The 25-year-old reliever is next to talk about. To say Jose Alvarado has the most potential out of any reliever on the Phillies might be an understatement given his age and some of the success he had with the Rays not too long ago.

In 2018 Alvarado in his only full season was really solid with a 2.39 ERA (172 ERA+), 2.27 FIP, and a 3.15 xFIP. In that 2018 season, he also ranked in the 92nd percentile in Fastball Velocity at 97 mph.

However, the problems are with what has happened since 2018 Alvarado has dealt with some different elbow problems limiting how much he can pitch. This is also probably a reason for why he was traded to the Phillies.

What the Phillies will hope is for Alvarado to regain form from his 2018 season which you can make the argument would make him the best reliever on the team.

The big question will be his health but if he’s healthy, nothing can stop him (except for his command).

Archie Bradley

Likely the most dependable reliever for the 2021 season, Archie Bradley is now the next pitcher to talk about. From the #SignJT movement he brought the second he signed, to his ability as a solid back-end option that the Phillies need out of the pen, this made this a great fit.

Bradley has consistently gotten better as a full-time reliever the past few seasons. In 2018 he has a 3.64 ERA, 3.71 FIP, and a 3.57 xFIP. In 2019 that improved to a 3.52 ERA, 3.41 FIP, but had a dip in xFIP at 4.06. In 2020 he puts it all together with a 2.95 ERA, 2.59 FIP, and a 3.67 xFIP.

While this is a great improvement over the 2020 bullpen, 2020 will no longer be the standard especially for Bradley and there is potential fear we might be hyping him up a little bit too much.

His career FIP is just 3.98 which doesn’t suggest a lock-down closer for the bullpen. In 2020 he also dropped in velocity on his pitches.

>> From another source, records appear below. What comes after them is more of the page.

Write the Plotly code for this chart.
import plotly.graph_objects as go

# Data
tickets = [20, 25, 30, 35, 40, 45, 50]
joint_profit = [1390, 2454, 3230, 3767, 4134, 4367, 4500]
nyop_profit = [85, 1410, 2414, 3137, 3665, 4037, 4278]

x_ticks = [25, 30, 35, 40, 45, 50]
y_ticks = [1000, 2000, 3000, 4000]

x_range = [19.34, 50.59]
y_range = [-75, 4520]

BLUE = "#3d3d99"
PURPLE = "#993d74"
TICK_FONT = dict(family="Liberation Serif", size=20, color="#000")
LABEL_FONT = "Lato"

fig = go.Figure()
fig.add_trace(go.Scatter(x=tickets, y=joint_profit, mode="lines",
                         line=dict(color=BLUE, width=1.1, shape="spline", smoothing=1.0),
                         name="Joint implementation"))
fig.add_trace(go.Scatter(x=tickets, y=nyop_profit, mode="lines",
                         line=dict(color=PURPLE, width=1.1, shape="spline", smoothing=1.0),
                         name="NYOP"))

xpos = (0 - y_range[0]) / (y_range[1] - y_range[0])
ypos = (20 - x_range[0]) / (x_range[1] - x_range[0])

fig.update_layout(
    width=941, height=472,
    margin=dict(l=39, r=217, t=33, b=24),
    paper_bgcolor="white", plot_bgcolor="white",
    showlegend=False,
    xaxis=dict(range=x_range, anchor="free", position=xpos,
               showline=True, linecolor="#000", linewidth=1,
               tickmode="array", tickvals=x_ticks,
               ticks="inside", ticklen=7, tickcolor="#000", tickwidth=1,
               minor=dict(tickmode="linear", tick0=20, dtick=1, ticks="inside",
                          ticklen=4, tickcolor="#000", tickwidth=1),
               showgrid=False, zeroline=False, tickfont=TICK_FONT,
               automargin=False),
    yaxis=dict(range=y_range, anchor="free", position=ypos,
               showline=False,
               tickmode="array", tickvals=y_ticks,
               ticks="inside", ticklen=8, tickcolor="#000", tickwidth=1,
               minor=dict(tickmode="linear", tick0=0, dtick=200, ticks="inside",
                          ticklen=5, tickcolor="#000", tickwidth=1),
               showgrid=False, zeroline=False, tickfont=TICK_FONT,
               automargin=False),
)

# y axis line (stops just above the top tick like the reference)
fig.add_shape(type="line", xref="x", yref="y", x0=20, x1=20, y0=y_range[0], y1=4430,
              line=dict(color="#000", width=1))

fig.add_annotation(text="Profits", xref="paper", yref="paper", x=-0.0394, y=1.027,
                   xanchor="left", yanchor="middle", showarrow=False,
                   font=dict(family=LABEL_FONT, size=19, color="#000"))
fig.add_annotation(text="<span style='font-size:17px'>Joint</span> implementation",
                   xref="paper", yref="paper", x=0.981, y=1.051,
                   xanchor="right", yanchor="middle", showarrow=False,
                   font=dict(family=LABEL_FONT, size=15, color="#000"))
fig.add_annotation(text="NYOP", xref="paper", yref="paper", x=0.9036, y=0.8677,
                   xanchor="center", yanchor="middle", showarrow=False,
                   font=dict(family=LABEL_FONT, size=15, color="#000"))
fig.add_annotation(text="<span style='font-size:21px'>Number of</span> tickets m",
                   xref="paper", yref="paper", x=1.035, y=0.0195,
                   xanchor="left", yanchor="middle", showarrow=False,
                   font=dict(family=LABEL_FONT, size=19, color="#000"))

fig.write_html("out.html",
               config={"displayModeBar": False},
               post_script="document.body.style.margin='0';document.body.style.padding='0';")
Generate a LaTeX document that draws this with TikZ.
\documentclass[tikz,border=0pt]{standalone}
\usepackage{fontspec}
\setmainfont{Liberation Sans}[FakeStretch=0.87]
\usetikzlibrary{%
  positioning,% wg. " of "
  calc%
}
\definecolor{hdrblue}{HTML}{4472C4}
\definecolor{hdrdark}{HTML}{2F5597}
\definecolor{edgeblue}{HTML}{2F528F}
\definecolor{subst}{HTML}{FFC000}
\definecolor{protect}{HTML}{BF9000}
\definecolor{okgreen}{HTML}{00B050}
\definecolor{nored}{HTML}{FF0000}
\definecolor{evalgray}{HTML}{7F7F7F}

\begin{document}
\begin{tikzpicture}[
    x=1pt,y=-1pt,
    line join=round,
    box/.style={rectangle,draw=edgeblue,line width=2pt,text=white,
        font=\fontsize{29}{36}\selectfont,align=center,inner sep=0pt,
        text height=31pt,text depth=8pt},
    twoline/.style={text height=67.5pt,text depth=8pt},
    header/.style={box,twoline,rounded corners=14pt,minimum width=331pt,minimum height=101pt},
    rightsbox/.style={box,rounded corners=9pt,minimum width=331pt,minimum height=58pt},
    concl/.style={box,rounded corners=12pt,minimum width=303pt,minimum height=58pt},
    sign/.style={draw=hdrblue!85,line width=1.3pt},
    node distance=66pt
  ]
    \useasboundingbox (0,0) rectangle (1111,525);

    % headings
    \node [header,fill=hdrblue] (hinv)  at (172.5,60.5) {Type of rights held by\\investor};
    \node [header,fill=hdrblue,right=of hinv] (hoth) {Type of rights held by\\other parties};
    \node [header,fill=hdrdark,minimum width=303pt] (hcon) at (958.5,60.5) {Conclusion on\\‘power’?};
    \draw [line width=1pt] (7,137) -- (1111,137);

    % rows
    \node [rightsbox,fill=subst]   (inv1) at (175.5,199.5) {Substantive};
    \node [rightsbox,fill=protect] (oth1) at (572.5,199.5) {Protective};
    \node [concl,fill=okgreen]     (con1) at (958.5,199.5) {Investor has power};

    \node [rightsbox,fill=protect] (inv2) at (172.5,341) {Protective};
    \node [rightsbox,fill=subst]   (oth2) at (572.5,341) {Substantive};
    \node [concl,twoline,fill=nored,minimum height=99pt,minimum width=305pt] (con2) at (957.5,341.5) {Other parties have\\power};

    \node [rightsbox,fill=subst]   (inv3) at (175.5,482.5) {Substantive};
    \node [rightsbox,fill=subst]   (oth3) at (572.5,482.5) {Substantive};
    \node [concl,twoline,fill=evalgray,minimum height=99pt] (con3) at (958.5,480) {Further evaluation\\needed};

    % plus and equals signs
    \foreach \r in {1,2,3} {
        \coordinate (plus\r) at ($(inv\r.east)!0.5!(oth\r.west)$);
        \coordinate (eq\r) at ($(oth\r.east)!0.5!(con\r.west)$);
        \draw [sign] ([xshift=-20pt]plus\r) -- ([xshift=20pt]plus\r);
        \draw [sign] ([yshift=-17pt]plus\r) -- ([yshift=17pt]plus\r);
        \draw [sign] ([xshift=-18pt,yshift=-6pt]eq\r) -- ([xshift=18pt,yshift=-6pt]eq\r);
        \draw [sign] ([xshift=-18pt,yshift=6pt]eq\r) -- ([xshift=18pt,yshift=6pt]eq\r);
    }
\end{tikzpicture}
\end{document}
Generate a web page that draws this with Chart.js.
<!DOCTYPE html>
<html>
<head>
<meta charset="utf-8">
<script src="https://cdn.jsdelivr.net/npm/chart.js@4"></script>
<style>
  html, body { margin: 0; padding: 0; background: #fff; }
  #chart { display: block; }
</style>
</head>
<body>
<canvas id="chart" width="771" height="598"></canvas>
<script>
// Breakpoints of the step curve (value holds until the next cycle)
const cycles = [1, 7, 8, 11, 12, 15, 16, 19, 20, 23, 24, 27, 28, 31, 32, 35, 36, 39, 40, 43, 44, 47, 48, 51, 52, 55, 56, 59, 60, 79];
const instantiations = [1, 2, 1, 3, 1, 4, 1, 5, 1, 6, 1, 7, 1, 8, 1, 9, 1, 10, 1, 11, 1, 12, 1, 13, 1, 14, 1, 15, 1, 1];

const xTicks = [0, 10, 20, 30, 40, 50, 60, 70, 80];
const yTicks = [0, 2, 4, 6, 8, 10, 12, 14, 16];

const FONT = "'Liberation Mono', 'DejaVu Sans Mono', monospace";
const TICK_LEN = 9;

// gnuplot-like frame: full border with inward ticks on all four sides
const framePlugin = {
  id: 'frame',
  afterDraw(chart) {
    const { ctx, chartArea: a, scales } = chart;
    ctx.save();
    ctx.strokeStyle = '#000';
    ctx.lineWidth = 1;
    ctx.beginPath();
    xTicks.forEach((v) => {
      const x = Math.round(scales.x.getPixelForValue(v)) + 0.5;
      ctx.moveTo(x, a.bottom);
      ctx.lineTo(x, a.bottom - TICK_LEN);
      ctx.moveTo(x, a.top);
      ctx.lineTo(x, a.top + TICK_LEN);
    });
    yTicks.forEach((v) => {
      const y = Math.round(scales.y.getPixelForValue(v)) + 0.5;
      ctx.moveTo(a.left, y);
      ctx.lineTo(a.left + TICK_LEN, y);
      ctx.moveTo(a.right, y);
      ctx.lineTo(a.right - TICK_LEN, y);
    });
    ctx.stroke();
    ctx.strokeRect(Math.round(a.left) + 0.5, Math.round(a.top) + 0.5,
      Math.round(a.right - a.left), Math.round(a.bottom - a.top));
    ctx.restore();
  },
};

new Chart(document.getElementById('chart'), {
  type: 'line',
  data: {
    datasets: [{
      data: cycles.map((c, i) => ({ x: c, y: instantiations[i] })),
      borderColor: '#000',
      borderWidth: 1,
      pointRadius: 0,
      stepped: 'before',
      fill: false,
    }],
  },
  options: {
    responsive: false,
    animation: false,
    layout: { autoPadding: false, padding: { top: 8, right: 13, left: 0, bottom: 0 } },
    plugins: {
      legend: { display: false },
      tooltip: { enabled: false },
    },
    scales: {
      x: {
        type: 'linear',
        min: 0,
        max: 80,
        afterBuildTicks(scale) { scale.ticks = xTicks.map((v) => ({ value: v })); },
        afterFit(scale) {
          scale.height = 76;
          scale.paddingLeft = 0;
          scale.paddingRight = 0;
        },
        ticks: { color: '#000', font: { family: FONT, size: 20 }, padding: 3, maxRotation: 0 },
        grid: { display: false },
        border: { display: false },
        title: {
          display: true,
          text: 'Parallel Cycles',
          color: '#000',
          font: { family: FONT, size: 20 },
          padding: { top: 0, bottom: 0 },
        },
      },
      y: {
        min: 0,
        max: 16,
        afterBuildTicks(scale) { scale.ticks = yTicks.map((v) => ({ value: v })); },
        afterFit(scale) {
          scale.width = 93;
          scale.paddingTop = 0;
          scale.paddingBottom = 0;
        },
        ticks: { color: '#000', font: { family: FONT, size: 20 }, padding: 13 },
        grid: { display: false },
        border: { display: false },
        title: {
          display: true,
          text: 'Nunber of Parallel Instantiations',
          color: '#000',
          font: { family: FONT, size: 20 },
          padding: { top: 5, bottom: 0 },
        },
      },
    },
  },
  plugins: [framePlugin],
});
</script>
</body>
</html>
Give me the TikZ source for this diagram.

Fastball went from 96 to 94, Curve from 82 to 80, and his changeup from 88 to 86.

This could be a change he made on his own and we will find out this upcoming season but this is not the news you want to be hearing from only a 28-year-old reliever.

Bradley is still a great upgrade and should be the best arm in the bullpen if you had to bet on it, with that said there could be cause for concern if this continues.